STATED PROBLEM:
The line holding "import pandas as pd" is the last one to output; start at the first line of the data, keep every line in between exactly, and leave out pictures.

INPUT DATA:
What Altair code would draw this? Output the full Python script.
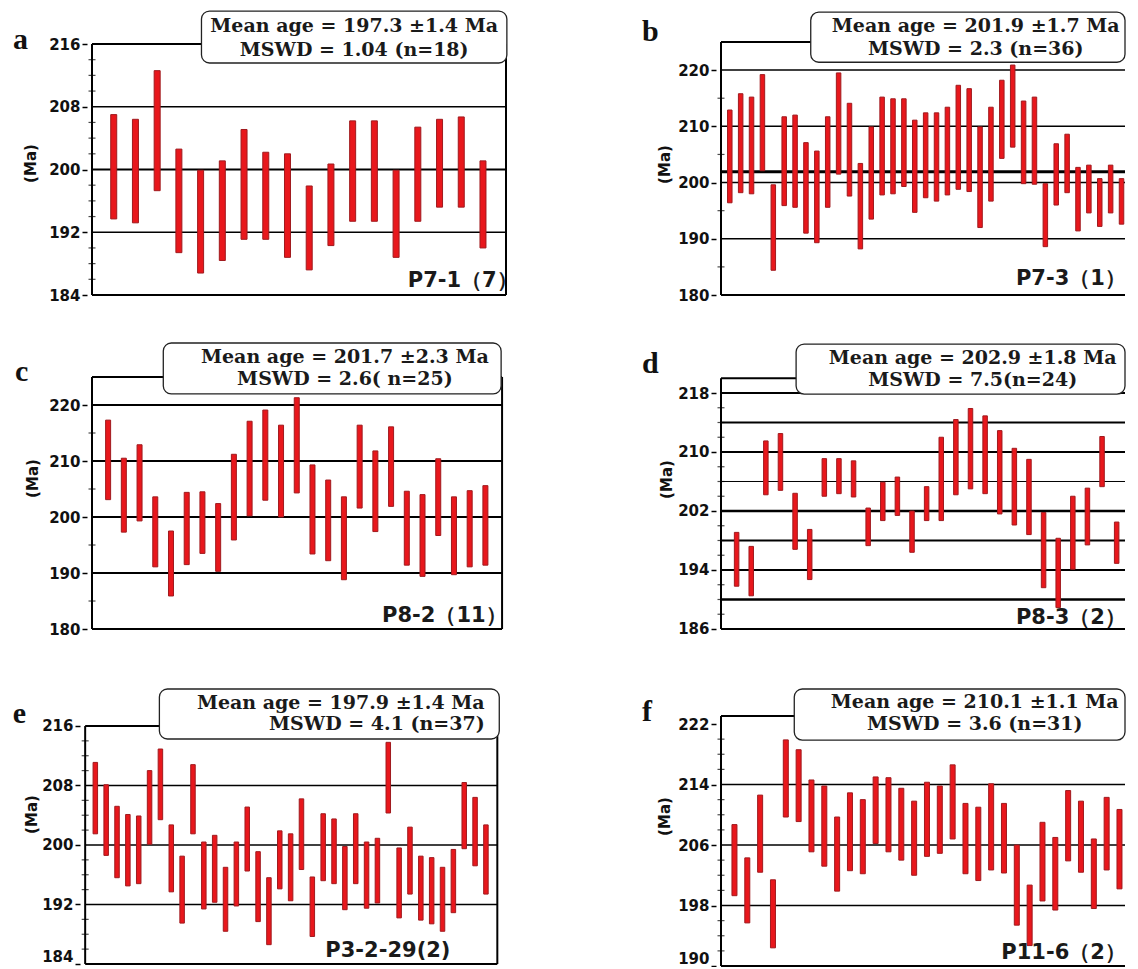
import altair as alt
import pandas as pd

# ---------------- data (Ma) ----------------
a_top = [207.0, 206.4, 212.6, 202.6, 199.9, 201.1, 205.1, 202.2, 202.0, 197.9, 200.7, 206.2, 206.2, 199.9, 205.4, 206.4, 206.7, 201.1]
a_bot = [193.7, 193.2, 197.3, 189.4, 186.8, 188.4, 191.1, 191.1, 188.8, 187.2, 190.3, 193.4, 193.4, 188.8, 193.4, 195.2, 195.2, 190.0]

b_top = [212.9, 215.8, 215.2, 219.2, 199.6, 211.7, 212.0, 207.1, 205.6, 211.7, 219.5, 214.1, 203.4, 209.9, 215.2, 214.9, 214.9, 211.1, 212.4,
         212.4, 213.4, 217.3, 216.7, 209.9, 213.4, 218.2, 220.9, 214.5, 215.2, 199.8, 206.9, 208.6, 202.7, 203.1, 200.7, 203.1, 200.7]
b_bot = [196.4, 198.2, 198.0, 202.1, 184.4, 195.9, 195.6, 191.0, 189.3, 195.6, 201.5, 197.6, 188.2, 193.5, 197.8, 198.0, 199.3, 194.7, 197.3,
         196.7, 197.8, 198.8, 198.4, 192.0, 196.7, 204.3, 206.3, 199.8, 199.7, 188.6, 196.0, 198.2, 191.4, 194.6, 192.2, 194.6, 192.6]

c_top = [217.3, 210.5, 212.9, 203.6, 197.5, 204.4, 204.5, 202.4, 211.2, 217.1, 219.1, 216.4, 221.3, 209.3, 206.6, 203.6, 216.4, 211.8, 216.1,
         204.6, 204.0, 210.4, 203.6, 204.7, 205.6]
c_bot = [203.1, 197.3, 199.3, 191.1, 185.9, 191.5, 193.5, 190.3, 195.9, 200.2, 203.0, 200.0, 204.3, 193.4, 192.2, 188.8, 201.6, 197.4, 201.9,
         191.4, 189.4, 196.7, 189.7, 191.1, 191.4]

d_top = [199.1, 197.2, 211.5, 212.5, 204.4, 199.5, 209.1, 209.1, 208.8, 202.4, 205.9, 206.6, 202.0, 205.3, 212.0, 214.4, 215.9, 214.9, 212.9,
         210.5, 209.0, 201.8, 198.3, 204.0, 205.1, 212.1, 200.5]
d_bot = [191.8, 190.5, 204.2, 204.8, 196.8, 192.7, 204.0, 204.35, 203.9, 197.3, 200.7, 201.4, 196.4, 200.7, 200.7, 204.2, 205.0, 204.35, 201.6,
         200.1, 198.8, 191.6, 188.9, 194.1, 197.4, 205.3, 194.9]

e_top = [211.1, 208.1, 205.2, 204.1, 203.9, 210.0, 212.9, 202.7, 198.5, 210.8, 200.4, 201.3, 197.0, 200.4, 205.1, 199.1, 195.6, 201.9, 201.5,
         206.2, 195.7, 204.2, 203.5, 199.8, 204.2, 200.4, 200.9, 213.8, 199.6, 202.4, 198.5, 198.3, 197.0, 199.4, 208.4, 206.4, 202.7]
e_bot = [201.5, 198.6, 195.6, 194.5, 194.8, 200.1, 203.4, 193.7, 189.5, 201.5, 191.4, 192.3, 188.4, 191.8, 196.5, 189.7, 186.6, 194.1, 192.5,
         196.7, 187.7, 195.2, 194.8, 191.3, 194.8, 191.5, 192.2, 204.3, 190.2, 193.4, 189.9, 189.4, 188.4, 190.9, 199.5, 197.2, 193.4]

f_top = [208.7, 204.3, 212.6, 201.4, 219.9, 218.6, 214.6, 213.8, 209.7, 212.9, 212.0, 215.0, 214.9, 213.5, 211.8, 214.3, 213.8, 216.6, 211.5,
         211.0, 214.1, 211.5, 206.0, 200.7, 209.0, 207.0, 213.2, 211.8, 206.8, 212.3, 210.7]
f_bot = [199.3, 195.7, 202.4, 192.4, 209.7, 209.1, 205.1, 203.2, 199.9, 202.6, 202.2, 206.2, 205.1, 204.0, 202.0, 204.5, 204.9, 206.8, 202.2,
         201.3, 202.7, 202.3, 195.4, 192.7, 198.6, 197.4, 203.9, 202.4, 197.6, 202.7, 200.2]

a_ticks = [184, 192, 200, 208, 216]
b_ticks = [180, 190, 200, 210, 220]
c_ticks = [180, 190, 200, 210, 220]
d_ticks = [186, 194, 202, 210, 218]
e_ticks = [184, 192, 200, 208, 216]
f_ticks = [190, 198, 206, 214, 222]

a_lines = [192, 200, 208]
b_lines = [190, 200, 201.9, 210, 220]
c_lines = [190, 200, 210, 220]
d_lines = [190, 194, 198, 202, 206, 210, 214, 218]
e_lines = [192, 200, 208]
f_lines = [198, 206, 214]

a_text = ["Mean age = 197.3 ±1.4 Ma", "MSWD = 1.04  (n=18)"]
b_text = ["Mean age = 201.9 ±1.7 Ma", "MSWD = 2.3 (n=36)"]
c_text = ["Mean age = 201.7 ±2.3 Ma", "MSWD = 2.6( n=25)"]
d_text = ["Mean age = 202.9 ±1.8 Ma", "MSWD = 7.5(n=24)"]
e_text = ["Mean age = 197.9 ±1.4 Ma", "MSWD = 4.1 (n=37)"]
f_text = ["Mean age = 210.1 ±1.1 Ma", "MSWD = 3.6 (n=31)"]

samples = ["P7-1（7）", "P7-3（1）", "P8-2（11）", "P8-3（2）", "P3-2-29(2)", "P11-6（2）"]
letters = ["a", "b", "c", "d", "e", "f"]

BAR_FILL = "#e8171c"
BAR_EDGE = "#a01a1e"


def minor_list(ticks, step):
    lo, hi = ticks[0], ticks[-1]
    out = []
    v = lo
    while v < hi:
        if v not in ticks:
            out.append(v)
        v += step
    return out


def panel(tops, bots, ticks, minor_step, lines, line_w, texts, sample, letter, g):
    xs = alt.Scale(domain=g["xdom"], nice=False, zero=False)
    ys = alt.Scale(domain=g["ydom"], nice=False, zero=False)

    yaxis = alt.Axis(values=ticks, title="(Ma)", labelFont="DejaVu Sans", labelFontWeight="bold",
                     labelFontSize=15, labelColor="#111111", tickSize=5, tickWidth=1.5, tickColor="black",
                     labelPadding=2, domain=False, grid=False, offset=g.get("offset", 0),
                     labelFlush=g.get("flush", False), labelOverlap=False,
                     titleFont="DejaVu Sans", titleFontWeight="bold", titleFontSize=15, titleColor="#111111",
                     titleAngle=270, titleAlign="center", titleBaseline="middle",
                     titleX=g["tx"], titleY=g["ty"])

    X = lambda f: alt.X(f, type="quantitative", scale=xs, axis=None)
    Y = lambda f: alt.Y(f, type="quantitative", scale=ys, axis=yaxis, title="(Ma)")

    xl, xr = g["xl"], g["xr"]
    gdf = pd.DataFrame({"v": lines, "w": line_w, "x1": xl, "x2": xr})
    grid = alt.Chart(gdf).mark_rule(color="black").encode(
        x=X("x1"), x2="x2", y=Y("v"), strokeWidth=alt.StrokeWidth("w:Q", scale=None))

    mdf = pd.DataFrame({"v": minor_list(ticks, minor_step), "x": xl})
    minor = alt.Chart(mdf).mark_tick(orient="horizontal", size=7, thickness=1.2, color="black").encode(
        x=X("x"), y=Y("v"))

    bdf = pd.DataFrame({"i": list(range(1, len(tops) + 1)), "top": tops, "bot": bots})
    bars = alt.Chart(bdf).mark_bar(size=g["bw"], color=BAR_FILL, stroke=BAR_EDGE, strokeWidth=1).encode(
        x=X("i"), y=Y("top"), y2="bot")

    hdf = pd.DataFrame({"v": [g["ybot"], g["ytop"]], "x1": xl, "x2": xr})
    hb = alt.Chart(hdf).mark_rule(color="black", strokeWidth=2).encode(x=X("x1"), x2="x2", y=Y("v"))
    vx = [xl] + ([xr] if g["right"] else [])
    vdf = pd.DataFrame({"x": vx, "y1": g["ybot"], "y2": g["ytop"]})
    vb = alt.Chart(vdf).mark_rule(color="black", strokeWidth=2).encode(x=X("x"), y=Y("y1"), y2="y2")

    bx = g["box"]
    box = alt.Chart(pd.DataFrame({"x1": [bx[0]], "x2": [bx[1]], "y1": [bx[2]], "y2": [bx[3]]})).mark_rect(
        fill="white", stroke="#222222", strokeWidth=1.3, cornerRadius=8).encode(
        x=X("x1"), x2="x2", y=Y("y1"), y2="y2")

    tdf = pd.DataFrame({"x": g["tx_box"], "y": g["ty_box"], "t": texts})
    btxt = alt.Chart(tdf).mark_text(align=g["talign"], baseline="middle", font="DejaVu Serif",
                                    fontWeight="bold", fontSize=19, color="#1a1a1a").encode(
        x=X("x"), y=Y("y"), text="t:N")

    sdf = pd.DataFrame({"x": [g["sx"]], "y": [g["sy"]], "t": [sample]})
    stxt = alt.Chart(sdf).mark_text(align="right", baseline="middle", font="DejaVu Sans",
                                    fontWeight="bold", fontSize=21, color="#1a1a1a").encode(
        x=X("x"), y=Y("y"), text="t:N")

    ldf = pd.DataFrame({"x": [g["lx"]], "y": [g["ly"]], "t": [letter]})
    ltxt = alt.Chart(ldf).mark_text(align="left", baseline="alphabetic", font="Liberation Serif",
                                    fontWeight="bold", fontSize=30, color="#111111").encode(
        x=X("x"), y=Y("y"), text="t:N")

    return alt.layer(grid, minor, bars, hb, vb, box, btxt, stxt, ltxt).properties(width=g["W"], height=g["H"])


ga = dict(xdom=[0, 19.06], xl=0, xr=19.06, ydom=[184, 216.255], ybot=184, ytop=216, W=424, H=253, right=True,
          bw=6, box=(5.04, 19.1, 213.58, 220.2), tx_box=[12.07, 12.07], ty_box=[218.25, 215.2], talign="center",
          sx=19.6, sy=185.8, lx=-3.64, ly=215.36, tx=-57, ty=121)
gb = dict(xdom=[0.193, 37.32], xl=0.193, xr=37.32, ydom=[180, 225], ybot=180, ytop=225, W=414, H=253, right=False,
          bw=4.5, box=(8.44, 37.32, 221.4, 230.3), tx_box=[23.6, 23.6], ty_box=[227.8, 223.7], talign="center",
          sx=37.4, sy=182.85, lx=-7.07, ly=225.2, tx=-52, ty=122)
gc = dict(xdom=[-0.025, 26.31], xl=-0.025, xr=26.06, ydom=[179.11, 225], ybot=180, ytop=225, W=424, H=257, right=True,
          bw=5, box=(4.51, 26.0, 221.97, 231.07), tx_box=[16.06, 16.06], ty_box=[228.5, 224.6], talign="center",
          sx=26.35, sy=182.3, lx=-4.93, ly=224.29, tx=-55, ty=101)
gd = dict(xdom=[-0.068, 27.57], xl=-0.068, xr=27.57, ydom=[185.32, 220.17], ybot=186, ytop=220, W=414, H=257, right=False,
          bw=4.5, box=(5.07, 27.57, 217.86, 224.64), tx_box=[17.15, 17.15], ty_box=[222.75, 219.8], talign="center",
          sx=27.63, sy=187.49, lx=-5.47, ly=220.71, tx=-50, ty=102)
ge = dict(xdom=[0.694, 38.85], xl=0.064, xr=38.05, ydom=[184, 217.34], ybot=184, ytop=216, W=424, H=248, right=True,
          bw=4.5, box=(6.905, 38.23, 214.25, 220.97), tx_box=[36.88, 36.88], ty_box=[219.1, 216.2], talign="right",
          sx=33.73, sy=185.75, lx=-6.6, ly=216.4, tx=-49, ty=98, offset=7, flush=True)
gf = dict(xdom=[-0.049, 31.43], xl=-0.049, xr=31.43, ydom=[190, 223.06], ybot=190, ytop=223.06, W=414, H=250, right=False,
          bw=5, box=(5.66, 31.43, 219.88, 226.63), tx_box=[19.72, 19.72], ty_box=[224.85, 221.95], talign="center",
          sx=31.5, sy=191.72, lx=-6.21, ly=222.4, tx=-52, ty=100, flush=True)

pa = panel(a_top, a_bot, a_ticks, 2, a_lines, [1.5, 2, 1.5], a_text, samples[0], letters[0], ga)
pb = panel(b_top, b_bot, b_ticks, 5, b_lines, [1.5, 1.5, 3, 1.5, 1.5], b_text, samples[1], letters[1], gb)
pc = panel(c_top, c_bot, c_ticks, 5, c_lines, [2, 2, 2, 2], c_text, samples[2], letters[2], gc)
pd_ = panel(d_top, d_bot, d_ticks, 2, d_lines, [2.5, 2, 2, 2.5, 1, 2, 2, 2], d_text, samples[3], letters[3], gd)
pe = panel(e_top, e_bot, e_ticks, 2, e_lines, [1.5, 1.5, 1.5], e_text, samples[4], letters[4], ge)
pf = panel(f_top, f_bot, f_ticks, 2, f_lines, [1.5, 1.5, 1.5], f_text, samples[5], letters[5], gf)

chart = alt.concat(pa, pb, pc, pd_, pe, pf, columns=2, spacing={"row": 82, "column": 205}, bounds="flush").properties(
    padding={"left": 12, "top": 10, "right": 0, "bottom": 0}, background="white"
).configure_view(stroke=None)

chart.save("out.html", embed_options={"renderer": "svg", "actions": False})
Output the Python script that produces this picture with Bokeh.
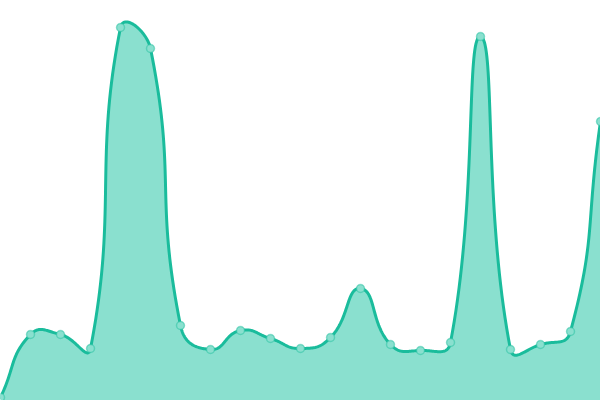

COMPLETE OUTPUT:
What Altair code would draw this? Output the full Python script.
import altair as alt
import pandas as pd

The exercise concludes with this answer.